Records shown.

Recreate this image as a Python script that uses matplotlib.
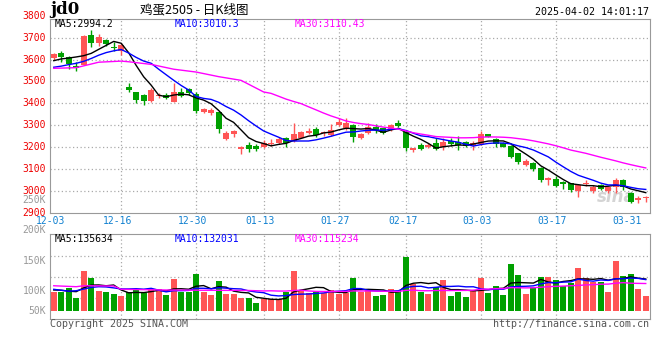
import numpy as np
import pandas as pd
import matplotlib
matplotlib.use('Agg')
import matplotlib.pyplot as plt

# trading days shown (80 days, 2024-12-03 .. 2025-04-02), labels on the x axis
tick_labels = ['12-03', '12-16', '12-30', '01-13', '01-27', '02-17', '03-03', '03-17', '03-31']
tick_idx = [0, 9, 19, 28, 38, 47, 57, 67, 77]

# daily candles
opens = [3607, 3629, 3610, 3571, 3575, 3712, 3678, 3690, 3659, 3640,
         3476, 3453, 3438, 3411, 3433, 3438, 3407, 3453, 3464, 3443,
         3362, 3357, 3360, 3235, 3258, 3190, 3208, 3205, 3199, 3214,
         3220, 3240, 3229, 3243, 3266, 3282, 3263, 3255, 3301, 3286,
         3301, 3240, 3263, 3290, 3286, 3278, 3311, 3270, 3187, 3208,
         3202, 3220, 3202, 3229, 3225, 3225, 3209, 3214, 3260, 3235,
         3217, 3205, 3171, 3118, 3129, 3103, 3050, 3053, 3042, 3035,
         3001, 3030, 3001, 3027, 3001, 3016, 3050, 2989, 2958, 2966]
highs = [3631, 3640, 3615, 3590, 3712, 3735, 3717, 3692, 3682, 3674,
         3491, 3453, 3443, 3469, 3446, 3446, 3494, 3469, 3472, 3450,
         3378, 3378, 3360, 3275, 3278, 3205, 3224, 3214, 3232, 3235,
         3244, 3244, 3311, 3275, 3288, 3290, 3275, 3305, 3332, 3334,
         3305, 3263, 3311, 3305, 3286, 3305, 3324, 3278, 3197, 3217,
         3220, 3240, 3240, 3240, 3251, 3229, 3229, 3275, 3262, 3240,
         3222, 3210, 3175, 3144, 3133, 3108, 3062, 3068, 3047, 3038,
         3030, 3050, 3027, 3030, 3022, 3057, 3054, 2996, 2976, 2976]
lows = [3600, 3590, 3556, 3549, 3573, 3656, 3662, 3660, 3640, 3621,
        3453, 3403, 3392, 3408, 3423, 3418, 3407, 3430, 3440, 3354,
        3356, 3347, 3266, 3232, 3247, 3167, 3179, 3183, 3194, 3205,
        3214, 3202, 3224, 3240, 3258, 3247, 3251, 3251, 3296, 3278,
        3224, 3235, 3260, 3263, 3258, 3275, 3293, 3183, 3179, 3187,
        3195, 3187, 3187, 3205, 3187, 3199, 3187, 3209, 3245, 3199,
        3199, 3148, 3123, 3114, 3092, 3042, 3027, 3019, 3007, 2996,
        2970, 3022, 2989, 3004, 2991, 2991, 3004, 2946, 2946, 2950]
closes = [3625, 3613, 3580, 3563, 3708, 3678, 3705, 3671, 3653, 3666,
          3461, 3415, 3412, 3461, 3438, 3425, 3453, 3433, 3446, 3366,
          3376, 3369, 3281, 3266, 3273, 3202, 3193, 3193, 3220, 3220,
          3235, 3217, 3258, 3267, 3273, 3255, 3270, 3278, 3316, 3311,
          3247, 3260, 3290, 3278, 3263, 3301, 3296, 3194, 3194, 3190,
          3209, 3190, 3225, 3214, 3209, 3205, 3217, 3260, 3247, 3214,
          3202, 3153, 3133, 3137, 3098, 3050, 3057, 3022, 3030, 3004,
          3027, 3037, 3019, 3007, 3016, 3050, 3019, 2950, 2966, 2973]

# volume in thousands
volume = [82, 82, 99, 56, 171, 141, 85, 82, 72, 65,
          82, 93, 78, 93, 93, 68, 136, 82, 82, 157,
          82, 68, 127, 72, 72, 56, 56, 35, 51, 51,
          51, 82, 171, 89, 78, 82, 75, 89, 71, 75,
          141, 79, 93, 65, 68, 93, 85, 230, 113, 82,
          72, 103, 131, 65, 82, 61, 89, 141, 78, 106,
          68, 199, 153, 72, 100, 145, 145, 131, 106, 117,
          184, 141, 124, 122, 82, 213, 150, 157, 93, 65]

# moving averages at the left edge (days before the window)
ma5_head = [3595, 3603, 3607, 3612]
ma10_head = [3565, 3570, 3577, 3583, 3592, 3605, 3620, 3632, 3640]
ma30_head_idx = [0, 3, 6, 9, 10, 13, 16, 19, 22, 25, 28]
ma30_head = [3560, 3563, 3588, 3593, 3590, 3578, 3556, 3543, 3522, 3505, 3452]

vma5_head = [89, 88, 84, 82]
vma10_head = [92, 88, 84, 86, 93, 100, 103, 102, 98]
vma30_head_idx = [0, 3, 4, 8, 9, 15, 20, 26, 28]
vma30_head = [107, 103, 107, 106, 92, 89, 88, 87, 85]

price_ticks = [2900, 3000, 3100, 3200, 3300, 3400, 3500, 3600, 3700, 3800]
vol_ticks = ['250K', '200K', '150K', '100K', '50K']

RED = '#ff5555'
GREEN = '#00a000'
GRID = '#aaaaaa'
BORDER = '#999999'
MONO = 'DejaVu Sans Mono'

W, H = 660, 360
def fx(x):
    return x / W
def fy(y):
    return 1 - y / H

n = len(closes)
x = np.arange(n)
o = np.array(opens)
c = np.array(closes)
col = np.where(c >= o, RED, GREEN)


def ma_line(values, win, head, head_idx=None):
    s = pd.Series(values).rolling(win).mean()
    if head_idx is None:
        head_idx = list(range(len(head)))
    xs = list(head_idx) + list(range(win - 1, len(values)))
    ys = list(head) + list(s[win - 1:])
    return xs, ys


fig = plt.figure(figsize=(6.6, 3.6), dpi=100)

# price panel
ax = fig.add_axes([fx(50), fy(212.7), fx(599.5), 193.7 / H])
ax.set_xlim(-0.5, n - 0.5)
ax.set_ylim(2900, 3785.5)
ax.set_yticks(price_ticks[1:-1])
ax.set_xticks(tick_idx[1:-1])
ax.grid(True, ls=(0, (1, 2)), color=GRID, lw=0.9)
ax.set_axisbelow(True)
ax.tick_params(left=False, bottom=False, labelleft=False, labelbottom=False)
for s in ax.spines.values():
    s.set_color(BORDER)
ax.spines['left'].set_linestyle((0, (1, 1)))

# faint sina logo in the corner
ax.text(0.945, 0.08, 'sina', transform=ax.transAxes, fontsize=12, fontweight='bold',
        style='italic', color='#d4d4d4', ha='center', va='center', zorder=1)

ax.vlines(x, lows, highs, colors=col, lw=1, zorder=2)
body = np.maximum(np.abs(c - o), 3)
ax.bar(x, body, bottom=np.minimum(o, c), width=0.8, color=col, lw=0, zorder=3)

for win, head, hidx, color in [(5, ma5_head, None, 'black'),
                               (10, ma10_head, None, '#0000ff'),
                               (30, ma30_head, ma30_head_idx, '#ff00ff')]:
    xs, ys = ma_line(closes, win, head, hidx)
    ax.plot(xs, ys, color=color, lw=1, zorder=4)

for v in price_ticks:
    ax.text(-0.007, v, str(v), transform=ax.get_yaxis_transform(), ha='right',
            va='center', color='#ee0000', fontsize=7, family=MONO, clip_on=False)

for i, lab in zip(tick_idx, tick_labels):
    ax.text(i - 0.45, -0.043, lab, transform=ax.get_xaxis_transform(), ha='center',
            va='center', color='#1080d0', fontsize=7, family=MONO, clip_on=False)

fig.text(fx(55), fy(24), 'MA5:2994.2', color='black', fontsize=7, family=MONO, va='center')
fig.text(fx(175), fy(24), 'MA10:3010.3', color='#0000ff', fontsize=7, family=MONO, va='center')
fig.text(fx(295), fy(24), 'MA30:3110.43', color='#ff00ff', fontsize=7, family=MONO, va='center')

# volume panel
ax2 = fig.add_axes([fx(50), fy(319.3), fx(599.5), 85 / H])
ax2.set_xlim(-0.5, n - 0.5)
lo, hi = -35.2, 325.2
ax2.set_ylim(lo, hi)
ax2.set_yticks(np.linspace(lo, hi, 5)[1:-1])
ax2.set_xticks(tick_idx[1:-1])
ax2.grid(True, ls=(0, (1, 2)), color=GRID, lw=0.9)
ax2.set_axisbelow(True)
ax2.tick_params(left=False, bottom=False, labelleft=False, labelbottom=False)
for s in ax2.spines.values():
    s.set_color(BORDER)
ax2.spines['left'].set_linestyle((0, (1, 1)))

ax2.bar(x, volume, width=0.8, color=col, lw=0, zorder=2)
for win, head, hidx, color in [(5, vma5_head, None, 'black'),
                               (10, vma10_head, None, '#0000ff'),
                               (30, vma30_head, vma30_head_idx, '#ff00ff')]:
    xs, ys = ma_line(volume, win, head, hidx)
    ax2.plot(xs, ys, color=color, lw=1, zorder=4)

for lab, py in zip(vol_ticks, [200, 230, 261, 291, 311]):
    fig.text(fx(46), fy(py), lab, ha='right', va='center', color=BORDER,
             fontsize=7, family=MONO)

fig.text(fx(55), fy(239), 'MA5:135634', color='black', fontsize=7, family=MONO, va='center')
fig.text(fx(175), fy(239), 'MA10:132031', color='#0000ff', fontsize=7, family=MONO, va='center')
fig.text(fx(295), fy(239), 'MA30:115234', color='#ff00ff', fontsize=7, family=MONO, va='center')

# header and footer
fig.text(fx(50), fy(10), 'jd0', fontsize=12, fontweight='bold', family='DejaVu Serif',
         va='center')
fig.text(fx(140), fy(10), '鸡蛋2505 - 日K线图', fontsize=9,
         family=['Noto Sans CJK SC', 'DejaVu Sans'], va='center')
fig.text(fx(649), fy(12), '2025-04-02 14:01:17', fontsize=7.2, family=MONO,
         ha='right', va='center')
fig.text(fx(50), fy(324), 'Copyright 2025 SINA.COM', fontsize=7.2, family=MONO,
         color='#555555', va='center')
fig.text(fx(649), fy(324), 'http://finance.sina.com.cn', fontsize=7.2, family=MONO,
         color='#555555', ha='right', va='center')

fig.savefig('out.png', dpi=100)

--

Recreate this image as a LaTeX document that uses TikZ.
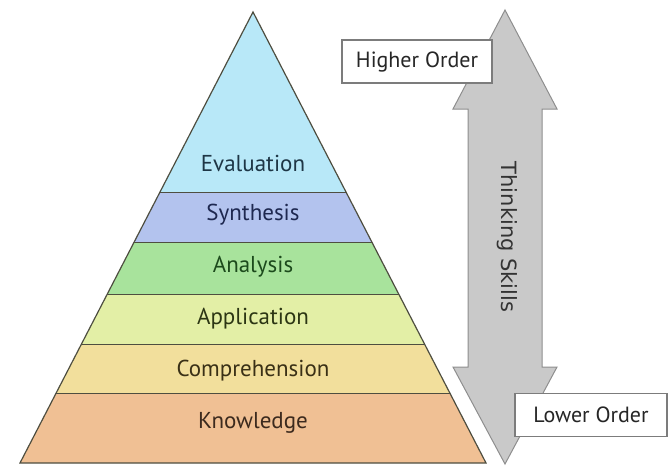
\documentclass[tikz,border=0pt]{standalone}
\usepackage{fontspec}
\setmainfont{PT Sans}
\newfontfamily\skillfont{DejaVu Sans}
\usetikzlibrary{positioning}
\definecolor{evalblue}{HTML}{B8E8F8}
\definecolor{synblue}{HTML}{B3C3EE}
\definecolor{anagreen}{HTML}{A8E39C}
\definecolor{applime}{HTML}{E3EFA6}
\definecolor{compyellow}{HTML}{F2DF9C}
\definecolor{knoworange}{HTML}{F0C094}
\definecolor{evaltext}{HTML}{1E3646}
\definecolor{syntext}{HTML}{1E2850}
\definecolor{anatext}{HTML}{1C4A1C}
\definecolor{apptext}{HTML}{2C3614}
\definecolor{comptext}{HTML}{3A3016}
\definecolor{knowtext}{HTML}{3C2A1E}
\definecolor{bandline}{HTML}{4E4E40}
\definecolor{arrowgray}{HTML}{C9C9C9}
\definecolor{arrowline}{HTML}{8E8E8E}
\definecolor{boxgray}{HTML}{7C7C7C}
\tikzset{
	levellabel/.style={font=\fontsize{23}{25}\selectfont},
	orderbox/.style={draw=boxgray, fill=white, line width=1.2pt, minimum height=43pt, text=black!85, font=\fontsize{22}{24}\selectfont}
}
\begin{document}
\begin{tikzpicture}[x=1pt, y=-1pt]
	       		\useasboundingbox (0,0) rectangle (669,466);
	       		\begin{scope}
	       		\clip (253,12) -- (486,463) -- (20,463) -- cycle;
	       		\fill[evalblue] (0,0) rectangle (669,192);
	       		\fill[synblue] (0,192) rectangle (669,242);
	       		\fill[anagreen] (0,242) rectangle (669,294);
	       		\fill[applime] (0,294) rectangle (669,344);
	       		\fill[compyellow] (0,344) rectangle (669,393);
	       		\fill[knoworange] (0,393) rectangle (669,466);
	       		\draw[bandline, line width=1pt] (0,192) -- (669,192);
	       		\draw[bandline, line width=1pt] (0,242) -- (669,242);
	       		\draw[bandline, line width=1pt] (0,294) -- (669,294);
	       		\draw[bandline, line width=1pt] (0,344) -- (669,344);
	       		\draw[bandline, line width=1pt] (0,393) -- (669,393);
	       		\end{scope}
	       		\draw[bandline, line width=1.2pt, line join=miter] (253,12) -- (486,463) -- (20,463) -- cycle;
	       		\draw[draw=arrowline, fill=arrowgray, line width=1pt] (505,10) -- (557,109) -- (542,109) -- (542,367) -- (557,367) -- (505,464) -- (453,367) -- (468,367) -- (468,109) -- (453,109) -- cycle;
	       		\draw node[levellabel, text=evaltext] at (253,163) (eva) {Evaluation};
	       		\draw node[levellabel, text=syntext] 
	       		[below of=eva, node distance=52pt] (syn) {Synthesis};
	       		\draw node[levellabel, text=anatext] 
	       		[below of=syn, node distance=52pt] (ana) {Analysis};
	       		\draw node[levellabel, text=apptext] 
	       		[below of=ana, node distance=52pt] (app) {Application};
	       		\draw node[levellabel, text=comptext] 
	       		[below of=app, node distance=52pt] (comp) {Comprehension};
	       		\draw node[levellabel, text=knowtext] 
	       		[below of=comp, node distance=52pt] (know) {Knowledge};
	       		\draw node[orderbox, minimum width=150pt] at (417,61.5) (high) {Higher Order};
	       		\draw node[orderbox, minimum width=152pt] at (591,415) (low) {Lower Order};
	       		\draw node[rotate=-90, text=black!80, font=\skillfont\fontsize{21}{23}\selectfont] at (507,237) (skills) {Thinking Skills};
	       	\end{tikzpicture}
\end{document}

...

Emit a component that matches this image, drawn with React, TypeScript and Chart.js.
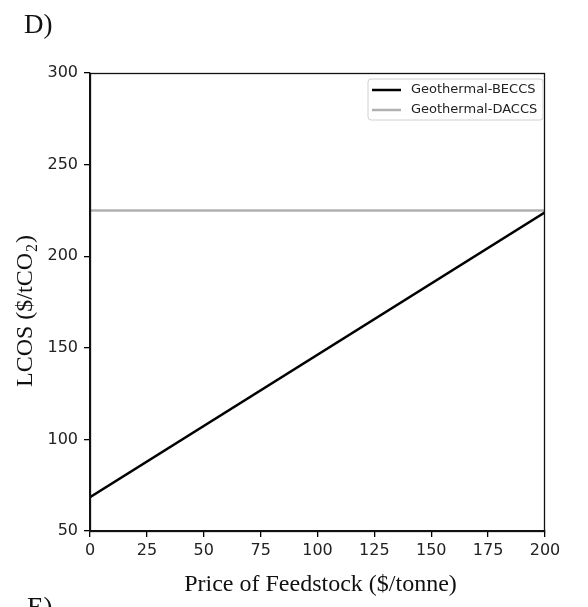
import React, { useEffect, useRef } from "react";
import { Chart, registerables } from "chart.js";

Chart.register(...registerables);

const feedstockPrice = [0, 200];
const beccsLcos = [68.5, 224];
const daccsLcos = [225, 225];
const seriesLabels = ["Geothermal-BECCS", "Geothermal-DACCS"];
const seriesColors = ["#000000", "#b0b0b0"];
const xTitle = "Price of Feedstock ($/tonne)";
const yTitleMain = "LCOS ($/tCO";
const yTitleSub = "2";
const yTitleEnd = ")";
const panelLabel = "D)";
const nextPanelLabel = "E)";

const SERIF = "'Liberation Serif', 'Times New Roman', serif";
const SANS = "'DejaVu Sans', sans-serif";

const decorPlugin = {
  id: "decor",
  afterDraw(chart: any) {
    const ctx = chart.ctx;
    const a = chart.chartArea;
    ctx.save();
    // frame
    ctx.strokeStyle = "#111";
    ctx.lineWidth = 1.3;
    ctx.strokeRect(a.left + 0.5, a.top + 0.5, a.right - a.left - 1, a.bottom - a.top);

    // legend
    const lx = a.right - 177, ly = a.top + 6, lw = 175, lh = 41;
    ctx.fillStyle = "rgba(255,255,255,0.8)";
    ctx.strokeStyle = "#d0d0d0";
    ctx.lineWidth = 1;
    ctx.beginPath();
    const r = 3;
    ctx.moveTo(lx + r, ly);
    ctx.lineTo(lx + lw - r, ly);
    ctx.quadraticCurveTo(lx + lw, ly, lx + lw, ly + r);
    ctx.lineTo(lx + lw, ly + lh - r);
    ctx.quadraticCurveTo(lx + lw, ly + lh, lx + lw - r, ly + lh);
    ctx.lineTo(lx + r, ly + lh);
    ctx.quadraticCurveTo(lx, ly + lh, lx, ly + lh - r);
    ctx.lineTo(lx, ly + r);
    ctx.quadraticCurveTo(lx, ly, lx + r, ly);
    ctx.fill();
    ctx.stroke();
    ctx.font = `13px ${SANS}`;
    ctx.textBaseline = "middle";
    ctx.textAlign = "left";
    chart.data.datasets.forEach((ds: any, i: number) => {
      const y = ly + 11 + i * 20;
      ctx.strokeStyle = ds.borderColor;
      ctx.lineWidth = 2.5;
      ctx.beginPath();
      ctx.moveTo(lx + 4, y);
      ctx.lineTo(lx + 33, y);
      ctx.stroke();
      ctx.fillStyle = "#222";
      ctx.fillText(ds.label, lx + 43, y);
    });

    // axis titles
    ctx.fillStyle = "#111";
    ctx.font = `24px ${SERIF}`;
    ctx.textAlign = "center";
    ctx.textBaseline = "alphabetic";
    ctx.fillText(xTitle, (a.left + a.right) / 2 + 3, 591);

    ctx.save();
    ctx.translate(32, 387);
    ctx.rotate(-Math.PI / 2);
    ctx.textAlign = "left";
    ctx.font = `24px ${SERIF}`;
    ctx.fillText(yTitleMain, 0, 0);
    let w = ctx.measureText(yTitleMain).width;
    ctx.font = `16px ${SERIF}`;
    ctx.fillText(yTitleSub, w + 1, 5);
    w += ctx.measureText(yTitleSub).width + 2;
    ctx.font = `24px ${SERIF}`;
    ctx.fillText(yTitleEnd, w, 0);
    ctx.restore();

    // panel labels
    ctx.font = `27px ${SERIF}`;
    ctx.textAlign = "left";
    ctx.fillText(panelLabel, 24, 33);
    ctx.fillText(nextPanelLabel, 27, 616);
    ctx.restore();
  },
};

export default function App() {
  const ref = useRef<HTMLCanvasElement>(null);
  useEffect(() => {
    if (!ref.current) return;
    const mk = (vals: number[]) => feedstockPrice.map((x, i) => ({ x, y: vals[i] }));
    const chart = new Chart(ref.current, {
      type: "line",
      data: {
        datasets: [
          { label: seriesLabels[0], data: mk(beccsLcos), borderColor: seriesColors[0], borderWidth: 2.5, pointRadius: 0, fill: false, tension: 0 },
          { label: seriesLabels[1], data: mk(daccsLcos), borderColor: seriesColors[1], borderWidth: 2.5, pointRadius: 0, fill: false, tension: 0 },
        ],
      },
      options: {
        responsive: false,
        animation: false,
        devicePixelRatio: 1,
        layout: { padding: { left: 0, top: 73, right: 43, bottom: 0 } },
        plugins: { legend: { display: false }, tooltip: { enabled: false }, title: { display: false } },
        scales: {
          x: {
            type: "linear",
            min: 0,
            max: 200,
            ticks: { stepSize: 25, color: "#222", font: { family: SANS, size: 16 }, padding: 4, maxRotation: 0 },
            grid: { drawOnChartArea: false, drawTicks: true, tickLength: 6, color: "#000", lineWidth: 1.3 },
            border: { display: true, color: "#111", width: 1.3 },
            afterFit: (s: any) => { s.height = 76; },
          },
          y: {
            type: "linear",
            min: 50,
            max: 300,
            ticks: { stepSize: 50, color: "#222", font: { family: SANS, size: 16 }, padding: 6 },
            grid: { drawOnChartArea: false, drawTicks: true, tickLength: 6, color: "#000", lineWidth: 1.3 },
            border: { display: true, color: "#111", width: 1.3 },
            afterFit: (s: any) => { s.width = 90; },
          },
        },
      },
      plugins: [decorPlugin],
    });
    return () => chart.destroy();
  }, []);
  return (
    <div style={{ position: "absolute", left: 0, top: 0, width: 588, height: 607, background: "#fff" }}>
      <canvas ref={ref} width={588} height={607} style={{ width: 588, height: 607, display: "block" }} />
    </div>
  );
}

Task instructions. Lines that hold "image" are the ones to copy; find all of them.

Answer to this problem.
Recreate this image as a Python script that uses matplotlib.
Recreate this image as a LaTeX document that uses TikZ.
Emit a component that matches this image, drawn with React, TypeScript and Chart.js.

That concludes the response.